Okay, friends. Here’s the thing with air nailers and compressors, at least for creative woodworking, every day DIY, and casual weekend use: they’re amazing. Optional, sure? But the amount of time and frustration they can save is immense, and in most shops, worth every penny.
And here’s why: “nail guns,” unless you’re framing a house, are not a replacement for hammer and nails. Instead, they’re most useful as an extra pair of hands, or four, for aligning and registering parts and keeping things in place while adhesives dry. They’re incredibly useful for trim work, installing cabinets, stairs, carpentry, and woodworking. They don’t only hold things together; they hold things in place while something stronger holds the parts together. And that’s even more useful.

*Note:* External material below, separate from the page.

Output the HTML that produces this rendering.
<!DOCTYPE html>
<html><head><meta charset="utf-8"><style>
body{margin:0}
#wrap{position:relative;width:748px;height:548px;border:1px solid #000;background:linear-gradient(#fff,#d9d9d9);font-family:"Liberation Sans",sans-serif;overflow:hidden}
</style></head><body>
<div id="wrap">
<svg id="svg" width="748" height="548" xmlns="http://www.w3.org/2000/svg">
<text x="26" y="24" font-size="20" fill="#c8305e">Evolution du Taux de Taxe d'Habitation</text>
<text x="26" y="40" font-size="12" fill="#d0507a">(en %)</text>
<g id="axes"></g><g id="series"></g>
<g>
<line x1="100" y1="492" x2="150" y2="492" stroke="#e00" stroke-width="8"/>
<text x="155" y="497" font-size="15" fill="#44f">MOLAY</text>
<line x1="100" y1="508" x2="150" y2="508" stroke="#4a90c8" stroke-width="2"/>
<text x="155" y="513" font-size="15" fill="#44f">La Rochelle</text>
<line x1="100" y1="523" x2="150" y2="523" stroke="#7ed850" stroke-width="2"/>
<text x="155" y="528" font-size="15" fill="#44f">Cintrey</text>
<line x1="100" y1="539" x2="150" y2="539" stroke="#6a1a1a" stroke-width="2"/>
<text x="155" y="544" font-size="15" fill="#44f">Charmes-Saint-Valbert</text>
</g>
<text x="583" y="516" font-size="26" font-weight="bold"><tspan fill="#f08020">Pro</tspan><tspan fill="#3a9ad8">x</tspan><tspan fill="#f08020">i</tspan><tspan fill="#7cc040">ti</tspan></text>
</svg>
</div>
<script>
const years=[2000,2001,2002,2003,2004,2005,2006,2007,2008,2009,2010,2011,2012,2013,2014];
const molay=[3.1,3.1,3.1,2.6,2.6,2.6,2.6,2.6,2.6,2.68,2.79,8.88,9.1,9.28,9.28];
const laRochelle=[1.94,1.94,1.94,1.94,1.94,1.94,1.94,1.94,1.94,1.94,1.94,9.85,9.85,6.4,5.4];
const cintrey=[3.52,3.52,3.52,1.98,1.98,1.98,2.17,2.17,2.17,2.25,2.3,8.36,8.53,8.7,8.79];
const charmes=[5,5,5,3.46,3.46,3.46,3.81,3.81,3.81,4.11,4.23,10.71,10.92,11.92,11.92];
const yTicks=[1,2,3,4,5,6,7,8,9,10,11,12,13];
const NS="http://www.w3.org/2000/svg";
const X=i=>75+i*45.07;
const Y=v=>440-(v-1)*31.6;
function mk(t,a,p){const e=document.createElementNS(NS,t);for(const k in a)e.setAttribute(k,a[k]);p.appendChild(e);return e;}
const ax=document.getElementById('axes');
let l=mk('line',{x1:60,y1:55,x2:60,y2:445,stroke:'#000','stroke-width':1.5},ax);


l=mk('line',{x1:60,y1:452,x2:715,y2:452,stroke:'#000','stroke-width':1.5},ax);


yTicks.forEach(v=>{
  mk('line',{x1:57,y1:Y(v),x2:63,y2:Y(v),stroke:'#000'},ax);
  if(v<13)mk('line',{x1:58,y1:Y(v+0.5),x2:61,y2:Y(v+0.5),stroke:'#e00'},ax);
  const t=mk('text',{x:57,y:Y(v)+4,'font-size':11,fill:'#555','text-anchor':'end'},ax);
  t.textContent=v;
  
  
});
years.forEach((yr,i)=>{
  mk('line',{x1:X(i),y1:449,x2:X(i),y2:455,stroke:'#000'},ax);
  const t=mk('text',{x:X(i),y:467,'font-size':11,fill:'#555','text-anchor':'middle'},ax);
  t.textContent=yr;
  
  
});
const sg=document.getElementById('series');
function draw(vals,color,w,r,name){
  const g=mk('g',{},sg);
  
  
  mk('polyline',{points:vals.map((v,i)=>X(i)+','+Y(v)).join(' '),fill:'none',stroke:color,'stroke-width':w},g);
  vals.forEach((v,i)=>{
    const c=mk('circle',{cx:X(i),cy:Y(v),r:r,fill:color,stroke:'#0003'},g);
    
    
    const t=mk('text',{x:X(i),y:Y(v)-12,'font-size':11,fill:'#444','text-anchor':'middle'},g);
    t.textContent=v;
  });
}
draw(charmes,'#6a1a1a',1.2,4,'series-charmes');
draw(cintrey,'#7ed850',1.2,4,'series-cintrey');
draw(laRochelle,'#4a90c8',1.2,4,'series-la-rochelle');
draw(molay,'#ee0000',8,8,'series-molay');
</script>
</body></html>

So, where to start: if you don’t have any pneumatic tools, you’ll need a compressor. Our advice is this: don’t look for a medium-sized, middle-of-the-road model for general use. Middling options are too big to be portable, and quite large to store. And they’re too small for high volume work, such as spray finishing or running a larger framing nailer. So, our vote is, get a portable, very lightweight option, two gallons or less, for running 16-gauge or smaller tools. Sure, they’ll cycle more, and be a bit louder, but for casual use, it’s usually not a big deal. And because they’re easy to manipulate, you’ll actually use it. Then, if you really want to get into spray work, pneumatic mechanical tools for auto work, or heavy-duty construction, get a large, high SCFM (standard cubic feet per minute) that you’ll hopefully move as infrequently as possible.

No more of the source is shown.